Supervised adaptation is implemented by aligning the transcript and
the audio with aaltoasr-align
, while for unsupervised adaptation the
aaltoasr-rec
is used instead. Whether unsupervised adaptation is
beneficial at all depends somewhat on the quality of this initial
recognition step.
Multiple adaptation input files can be used in a manner consistent
with aaltoasr-rec
/aaltoasr-align
. If a transcript is provided
with the -t
parameter to aaltoasr-adapt
, supervised adaptation
will be done; if the -t
parameter is not used, the adaptation is
unsupervised.
You can also perform multipass adaptation, by providing a previously
generated speaker.conf
to aaltoasr-adapt
using the -p
flag.

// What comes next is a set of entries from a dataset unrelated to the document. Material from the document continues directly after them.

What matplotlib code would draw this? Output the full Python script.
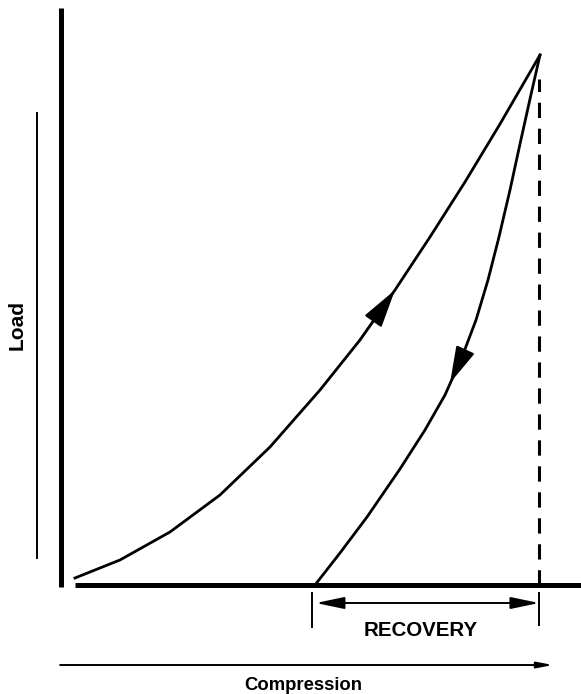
import matplotlib
matplotlib.use('Agg')
from matplotlib import pyplot as plt

# Кривая нагружения (сжатие, нагрузка) в условных единицах 0..100
load_compression = [0, 9.68, 20.43, 31.18, 41.94, 52.69, 61.29, 68.82, 76.34, 83.87, 91.40, 100]
load_values = [1.32, 4.72, 10.0, 16.98, 26.04, 36.79, 46.23, 55.66, 65.66, 76.04, 86.98, 100]

# Кривая разгрузки
unload_compression = [100, 97.85, 95.70, 93.55, 91.18, 88.82, 86.24, 83.23, 79.57,
                      75.27, 69.89, 62.80, 56.99, 51.61]
unload_values = [100, 91.70, 83.21, 74.53, 65.66, 57.55, 50.0, 43.02, 35.85,
                 29.25, 21.89, 12.83, 6.04, 0]

# Подписи
x_label = 'Compression'
y_label = 'Load'
recovery_label = 'RECOVERY'

plt.rcParams['font.family'] = ['Liberation Sans', 'DejaVu Sans']

fig = plt.figure(figsize=(5.81, 6.94), dpi=100)
ax = fig.add_axes([0, 0, 1, 1])
ax.set_xlim(-16.13, 108.82)
ax.set_ylim(-20.57, 110.38)
ax.axis('off')

# Оси
ax.plot([-3.0, -3.0], [-0.4, 108.9], color='black', lw=3.6, solid_capstyle='butt')
ax.plot([0, 108.82], [0, 0], color='black', lw=3.6, solid_capstyle='butt')
ax.plot([-8.17, -8.17], [4.9, 89.2], color='black', lw=1.4, solid_capstyle='butt')

# Стрелка сжатия внизу
ax.annotate('', xy=(102.8, -15.1), xytext=(-3.2, -15.1),
            arrowprops=dict(arrowstyle='-|>,head_length=0.47,head_width=0.09',
                            mutation_scale=20, color='black', lw=1.4,
                            shrinkA=0, shrinkB=0))

# Кривые
ax.plot(load_compression, load_values, color='black', lw=2.0, solid_joinstyle='round')
ax.plot(unload_compression, unload_values, color='black', lw=2.0, solid_joinstyle='round')

# Пунктир от вершины
peak_c = load_compression[-1]
ax.plot([peak_c - 0.2, peak_c - 0.2], [0, load_values[-1] - 4.5], color='black',
        lw=2.2, dashes=(5, 3.5))

# Стрелки направления на кривых
ax.annotate('', xy=(load_compression[7], load_values[7]),
            xytext=(load_compression[6], load_values[6]),
            arrowprops=dict(arrowstyle='-|>,head_length=1.2,head_width=0.32',
                            mutation_scale=20, color='black', lw=1.5,
                            shrinkA=0, shrinkB=0))
ax.annotate('', xy=(80.65, 38.11),
            xytext=(unload_compression[7], unload_values[7]),
            arrowprops=dict(arrowstyle='-|>,head_length=1.15,head_width=0.31',
                            mutation_scale=20, color='black', lw=1.5,
                            shrinkA=0, shrinkB=0))

# Восстановление
rec_y = -3.4
ax.annotate('', xy=(99.8, rec_y), xytext=(51.8, rec_y),
            arrowprops=dict(arrowstyle='<|-|>,head_length=0.86,head_width=0.18',
                            mutation_scale=20, color='black', lw=1.4,
                            shrinkA=0, shrinkB=0))
ax.plot([51.0, 51.0], [-1.5, -7.9], color='black', lw=1.4)
ax.plot([99.8, 99.8], [-1.5, -7.6], color='black', lw=1.4)

ax.text(74.4, -8.6, recovery_label, ha='center', va='center',
        fontsize=14.8, fontweight='bold')
ax.text(49.0, -19.0, x_label, ha='center', va='center',
        fontsize=13.3, fontweight='bold')
ax.text(-12.5, 49.1, y_label, ha='center', va='center', rotation=90,
        fontsize=15, fontweight='bold')

plt.savefig('out.png', dpi=100)
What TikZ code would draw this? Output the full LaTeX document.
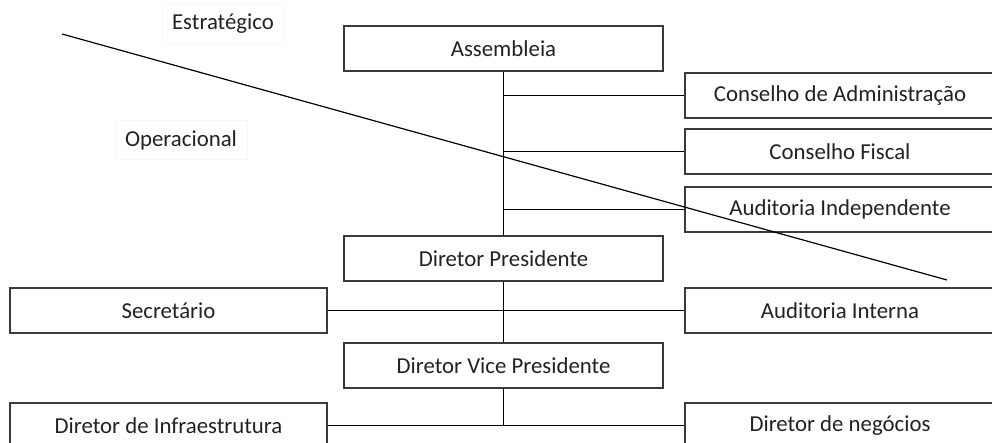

The
specified adaptation will be used when aligning or recognizing the
adaptation data. A typical way of using this was shown as the last
example: training a single global transformation first, then using
that to realign the adaptation data and train a more detailed
model-based adaptation.
The aaltoasr-adapt
script knows of the following options:
-o file, --output file (required)
Write the generated adaptation data to this file.
-p file, --prev file
Use an existing adaptation configuration (from a previous pass) when
aligning or recognizing the adaptation data.
-m, --model
Use the model-based adaptation scheme with 64 regression tree classes.
Currently only the 16k
model supports this.
-t file, --trans file
Provide a transcript of the audio file for supervised adaptation. If
multiple inputs are specified, the -t
option must be correspondingly
repeated.
-v, --verbose
Print output also from the recognition/alignment/adaptation tools.
-a A B ..., --args A B ...
Pass the arguments A B ... as extra arguments to the underlying
invocation of aaltoasr-align
(supervised) or aaltoasr-rec
(unsupervised). The -a
option must be the last thing on the command
line. This option can be used to tune the alignment/recognition
parameters for the adaptation process.
The individual executables of the AaltoASR tools support a number of
features not covered by this guide. The tools can be found in the
bin
directory sibling to the scripts
directory; type which
aaltoasr-rec
to locate them. The Github page will
hopefully at some point contain detailed documentation of them.
A reasonable way to use custom acoustic models is to make a local copy
of the (very short) aaltoasr-rec
(or aaltoasr-align
) script, and
have it modify the aaltoasr.models
list before initializing the
AaltoASR
object. Absolute paths can be used.